Bersamaan dengan itu, mereka membawa seperangkat instrumen tradisi. Ada kendang Sunda yang dimainkan Ade Rudiatna, rebab, dan terompet oleh Yoyon Darsono. Ada pula kecapi, bonang multilaras, hingga perkusi Batak taganing dari Zainal Arifin. Dan ada pula pesinden Peni Chandra Rini.
Baca juga: Indonesia Meriah dengan Lagu Daerah
Dengan format jazz "plus"-nya ini, Krakatau luwes mengakomodasikan berbagai unsur etnis dalam suguhan musik mereka. Menurut pengamat musik Franki Raden, musik Krakatau memberi distingsi tersendiri bagi penikmat musik di luar Indonesia yang belum terbiasa dengan musik tradisional di Indonesia. Krakatau berpijak pada jazz, tapi membuka diri untuk masuknya rasa tradisi.
Rasa tradisi dalam jazz itu pula yang dimainkan Sri Hanuraga Trio yang berawak Sri Hanuraga pada piano, Elfa Zulham (drum), dan Kevin Joshua (bas), plus penyanyi Dira Sugandi. Lewat teknologi live streaming mereka bermain di Shoemakers Studio, Jakarta, 2016.
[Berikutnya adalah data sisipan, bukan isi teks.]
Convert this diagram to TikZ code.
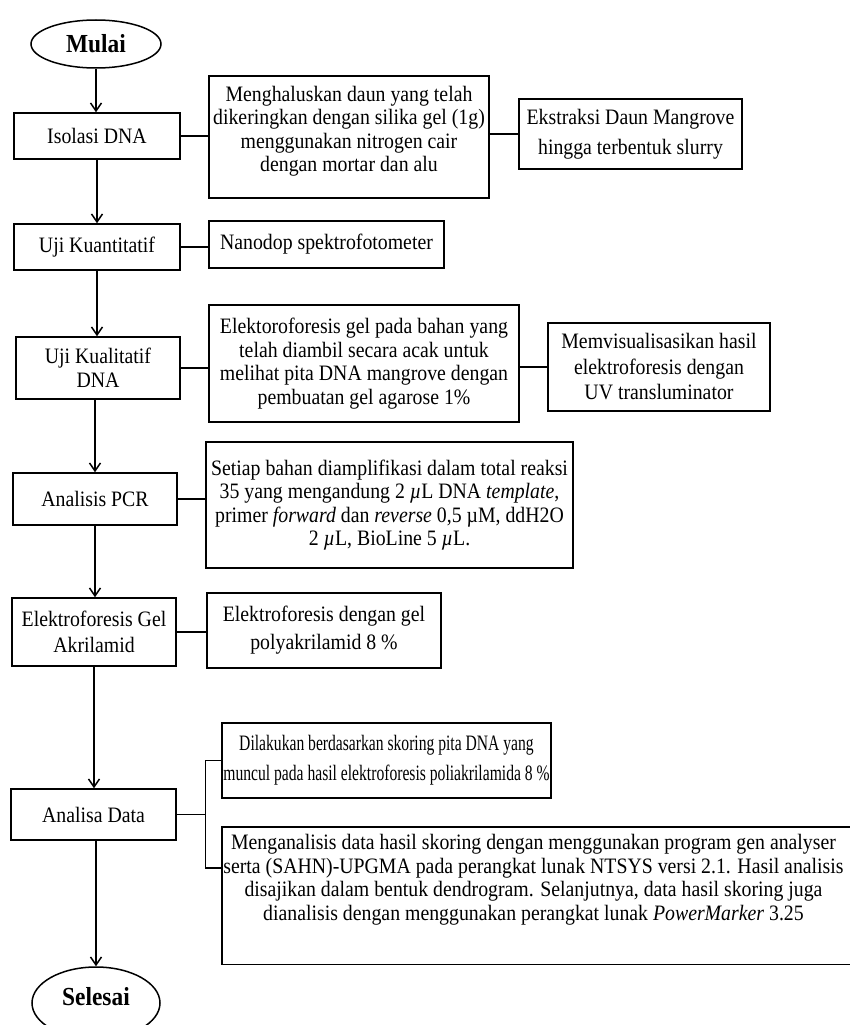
\documentclass[tikz,border=0pt]{standalone}
\usepackage{fontspec}
\setmainfont[FakeStretch=0.9]{Liberation Serif}
\newfontfamily\condensedfont[FakeStretch=0.71]{Liberation Serif}
\usetikzlibrary{arrows.meta,shapes.geometric}
\tikzset{
  box/.style={draw, line width=1.5pt, rectangle, inner sep=0pt, align=center,
    font=\fontsize{22}{23.5}\selectfont},
  term/.style={draw, line width=1.5pt, ellipse, inner sep=0pt,
    font=\fontsize{26}{28}\selectfont\bfseries},
  flow/.style={line width=1.5pt, -{Straight Barb[length=8pt,width=11pt]}},
  link/.style={line width=1.5pt},
}
\begin{document}
\begin{tikzpicture}[x=1pt,y=-1pt]
\useasboundingbox (0,0) rectangle (849,1025);
\fill[white] (0,0) rectangle (849,1025);

% left column
\node[term, minimum width=130, minimum height=48] (mulai) at (96,44) {Mulai};
\node[box, minimum width=166, minimum height=46] (iso) at (97,136) {Isolasi DNA};
\node[box, minimum width=166, minimum height=46] (kuan) at (97,247) {Uji Kuantitatif};
\node[box, minimum width=164, minimum height=62] (kual) at (98,368) {Uji Kualitatif\\DNA};
\node[box, minimum width=164, minimum height=52] (pcr) at (95,499) {Analisis PCR};
\node[box, minimum width=164, minimum height=68, font=\fontsize{22}{26}\selectfont] (gel) at (94,632) {Elektroforesis Gel\\Akrilamid};
\node[box, minimum width=165, minimum height=51] (ana) at (93.5,814.5) {Analisa Data};
\node[term, minimum width=128, minimum height=72] (sel) at (96,1003) {\raisebox{6pt}[\height][\depth]{Selesai}};

% right column
\node[box, minimum width=280, minimum height=122] (m1) at (349,137)
  {\raisebox{5pt}[\height][\depth]{\begin{tabular}{@{}c@{}}Menghaluskan daun yang telah\\dikeringkan dengan silika gel (1g)\\menggunakan nitrogen cair\\dengan mortar dan alu\end{tabular}}};
\node[box, minimum width=223, minimum height=70, font=\fontsize{22}{30}\selectfont] (ek) at (630.5,134)
  {Ekstraksi Daun Mangrove\\hingga terbentuk slurry};
\node[box, minimum width=235, minimum height=47] (nano) at (326.5,244.5)
  {Nanodop spektrofotometer};
\node[box, minimum width=310, minimum height=117] (el) at (364,363.5)
  {Elektoroforesis gel pada bahan yang\\telah diambil secara acak untuk\\melihat pita DNA mangrove dengan\\pembuatan gel agarose 1\%};
\node[box, minimum width=222, minimum height=88, font=\fontsize{22}{25.5}\selectfont] (mem) at (659,367)
  {Memvisualisasikan hasil\\elektroforesis dengan\\UV transluminator};
\node[box, minimum width=367, minimum height=126] (setiap) at (389.5,505)
  {Setiap bahan diamplifikasi dalam total reaksi\\35 yang mengandung 2 \textit{µ}L DNA \textit{template},\\primer \textit{forward} dan \textit{reverse} 0,5 µM, ddH2O\\2 \textit{µ}L, BioLine 5 \textit{µ}L.};
\node[box, minimum width=234, minimum height=75, font=\fontsize{22}{28}\selectfont] (egel) at (324,630.5)
  {Elektroforesis dengan gel\\polyakrilamid 8 \%};
\node[box, minimum width=329, minimum height=75, font=\fontsize{22}{30}\condensedfont] (dil) at (386.5,760.5)
  {Dilakukan berdasarkan skoring pita DNA yang\\muncul pada hasil elektroforesis poliakrilamida 8 \%};
\node[box, draw=none, minimum width=660, minimum height=136] (meng) at (552.5,895.5)
  {\raisebox{15pt}[\height][\depth]{\begin{tabular}{@{}c@{}}Menganalisis data hasil skoring dengan menggunakan program gen analyser\\serta (SAHN)-UPGMA pada perangkat lunak NTSYS versi 2.1. Hasil analisis\\disajikan dalam bentuk dendrogram. Selanjutnya, data hasil skoring juga\\dianalisis dengan menggunakan perangkat lunak \textit{PowerMarker} 3.25\end{tabular}}\hspace*{38pt}};
% frame of the last box, cut by the page edge on the right
\draw[link] (meng.north east) -- (meng.north west) -- (meng.south west) -- (meng.south east);

% main flow
\draw[flow] (mulai.south) -- (mulai.south |- iso.north);
\draw[flow] (iso.south) -- (iso.south |- kuan.north);
\draw[flow] (kuan.south) -- (kuan.south |- kual.north);
\draw[flow] (pcr.north |- kual.south) -- (pcr.north);
\draw[flow] (pcr.south) -- (pcr.south |- gel.north);
\draw[flow] (gel.south) -- (gel.south |- ana.north);
\draw[flow] (sel.north |- ana.south) -- (sel.north);

% side links
\draw[link] (iso.east) -- (iso.east -| m1.west);
\draw[link] (ek.west -| m1.east) -- (ek.west);
\draw[link] (kuan.east) -- (kuan.east -| nano.west);
\draw[link] (kual.east) -- (kual.east -| el.west);
\draw[link] (mem.west -| el.east) -- (mem.west);
\draw[link] (pcr.east) -- (pcr.east -| setiap.west);
\draw[link] (gel.east) -- (gel.east -| egel.west);

% bracket for Analisa Data
\path (ana.east) ++(28.5,0) coordinate (bj);
\coordinate (mj) at ([yshift=-41pt]meng.north west);
\draw[link] (ana.east) -- (bj);
\draw[link] (dil.west) -- (dil.west -| bj) -- (mj -| bj) -- (mj);
\end{tikzpicture}
\end{document}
Pergelaran ini bisa dinikmati penonton dari berbagai belahan bumi. Mereka memainkan lagu daerah, seperti ”Kicir-kicir” dari Jakarta, ”Kampuang Nan Jauh di Mato” (Sumatera Barat), ”Bungong Jeumpa” (Aceh), ”Bubuy Bulan” dan ”Manuk Dadali” (Sunda), sampai ”Cublak-Cublak Suweng” (Jawa).
Dikatakan Sri Hanuraga atau Aga, yang mereka lakukan adalah menyampaikan kembali apa yang sudah ada. Akan tetapi mereka mengemasnya dengan aransemen yang lebih akrab di telinga universal, yaitu jazz. Yang mereka upayakan itu sebenarnya bukan sekadar pencarian identitas.
Dalam pencarian itu ada kesadaran untuk kembali dan mengingat kekayaan kultural berupa tembang yang tumbuh di berbagai wilayah kultural di negeri ini. Kekayaan musik daerah itu seperti terpendam oleh gemuruh zaman.
Musisi mengajak orang agar terhubung kembali dengan akar tradisi mereka. Tradisi yang ikut membentuk wajah Indonesia. Wajah itulah yang ingin diperkenalkan dalam pergaulan antar bangsa.